*Information provided*.
=======

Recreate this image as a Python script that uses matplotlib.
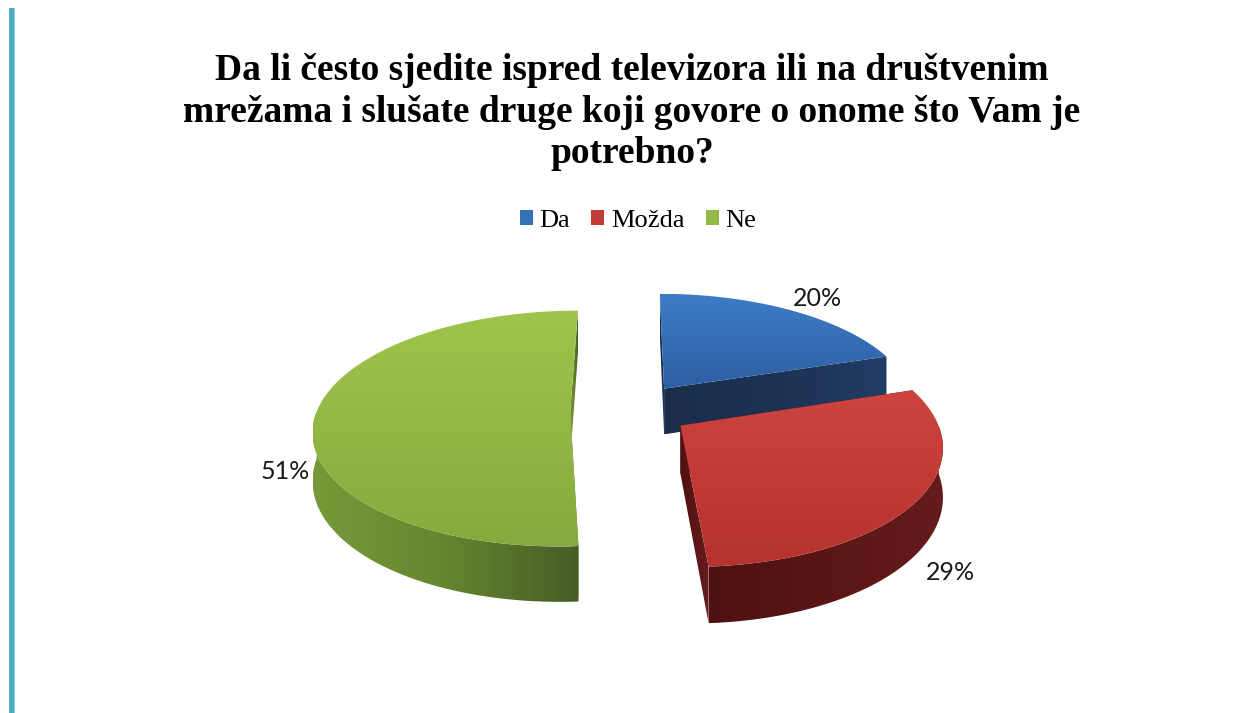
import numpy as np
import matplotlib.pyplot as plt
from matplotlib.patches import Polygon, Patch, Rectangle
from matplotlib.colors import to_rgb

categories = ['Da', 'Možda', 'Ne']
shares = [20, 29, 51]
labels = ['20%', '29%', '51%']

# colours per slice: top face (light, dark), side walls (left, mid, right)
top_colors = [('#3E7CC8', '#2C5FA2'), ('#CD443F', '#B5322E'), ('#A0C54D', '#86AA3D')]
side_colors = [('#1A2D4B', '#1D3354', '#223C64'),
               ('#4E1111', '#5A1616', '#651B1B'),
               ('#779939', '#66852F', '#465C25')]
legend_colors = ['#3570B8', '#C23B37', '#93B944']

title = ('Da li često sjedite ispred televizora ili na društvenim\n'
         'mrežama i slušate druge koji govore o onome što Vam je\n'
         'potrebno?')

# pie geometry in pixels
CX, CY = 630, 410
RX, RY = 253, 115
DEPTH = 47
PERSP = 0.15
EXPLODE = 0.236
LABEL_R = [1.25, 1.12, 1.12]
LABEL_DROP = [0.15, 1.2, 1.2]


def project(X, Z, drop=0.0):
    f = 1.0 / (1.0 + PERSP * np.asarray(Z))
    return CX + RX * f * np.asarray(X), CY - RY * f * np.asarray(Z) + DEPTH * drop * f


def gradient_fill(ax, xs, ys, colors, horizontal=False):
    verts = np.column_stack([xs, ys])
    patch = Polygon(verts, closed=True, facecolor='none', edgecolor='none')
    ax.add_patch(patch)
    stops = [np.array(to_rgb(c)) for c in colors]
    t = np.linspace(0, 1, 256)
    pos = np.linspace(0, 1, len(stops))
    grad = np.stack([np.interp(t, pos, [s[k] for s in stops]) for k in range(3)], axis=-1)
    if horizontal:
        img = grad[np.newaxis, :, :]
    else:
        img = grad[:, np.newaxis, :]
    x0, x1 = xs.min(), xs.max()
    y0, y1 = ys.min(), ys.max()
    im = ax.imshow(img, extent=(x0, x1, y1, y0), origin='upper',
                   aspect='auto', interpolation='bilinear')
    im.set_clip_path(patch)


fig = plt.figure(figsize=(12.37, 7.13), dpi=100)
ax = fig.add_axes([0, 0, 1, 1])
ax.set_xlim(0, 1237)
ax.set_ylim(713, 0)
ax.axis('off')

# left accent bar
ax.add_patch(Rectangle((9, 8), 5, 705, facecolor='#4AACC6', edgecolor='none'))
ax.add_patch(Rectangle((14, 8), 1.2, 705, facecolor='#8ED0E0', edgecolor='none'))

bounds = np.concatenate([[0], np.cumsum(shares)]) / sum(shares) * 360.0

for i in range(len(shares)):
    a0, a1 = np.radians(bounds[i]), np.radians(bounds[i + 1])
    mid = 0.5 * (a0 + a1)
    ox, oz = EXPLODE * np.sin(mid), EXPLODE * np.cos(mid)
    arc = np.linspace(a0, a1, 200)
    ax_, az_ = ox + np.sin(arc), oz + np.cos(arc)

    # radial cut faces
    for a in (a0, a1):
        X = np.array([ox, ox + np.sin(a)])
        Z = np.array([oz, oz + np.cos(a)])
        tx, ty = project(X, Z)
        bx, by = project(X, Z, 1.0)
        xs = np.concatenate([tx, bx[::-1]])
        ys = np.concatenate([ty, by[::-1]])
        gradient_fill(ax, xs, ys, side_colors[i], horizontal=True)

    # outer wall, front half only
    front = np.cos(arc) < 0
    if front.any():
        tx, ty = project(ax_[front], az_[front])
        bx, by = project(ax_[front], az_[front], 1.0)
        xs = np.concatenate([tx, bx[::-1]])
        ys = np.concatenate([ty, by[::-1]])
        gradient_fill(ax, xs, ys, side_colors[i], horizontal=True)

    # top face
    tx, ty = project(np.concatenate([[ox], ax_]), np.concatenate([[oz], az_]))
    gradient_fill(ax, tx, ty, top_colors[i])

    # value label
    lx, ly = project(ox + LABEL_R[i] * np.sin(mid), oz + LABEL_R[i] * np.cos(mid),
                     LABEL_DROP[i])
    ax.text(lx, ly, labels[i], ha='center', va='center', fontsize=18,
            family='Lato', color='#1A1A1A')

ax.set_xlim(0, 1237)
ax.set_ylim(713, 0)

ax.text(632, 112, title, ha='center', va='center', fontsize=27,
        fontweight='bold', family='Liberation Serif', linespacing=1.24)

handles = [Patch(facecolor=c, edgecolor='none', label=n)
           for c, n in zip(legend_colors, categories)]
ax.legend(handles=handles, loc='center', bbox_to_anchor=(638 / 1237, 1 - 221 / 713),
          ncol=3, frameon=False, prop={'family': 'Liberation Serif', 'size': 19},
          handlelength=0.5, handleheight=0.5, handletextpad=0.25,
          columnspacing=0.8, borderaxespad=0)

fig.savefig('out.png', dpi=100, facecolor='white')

=======

*What is being asked*.
Repeat, exactly and in full, each line from the start of the data to the line that contains "labels = ['20%', '29%', '51%']". Pictures do not go in.

*Final answer*.
Recreate this image as a Python script that uses matplotlib.
import numpy as np
import matplotlib.pyplot as plt
from matplotlib.patches import Polygon, Patch, Rectangle
from matplotlib.colors import to_rgb

categories = ['Da', 'Možda', 'Ne']
shares = [20, 29, 51]
labels = ['20%', '29%', '51%']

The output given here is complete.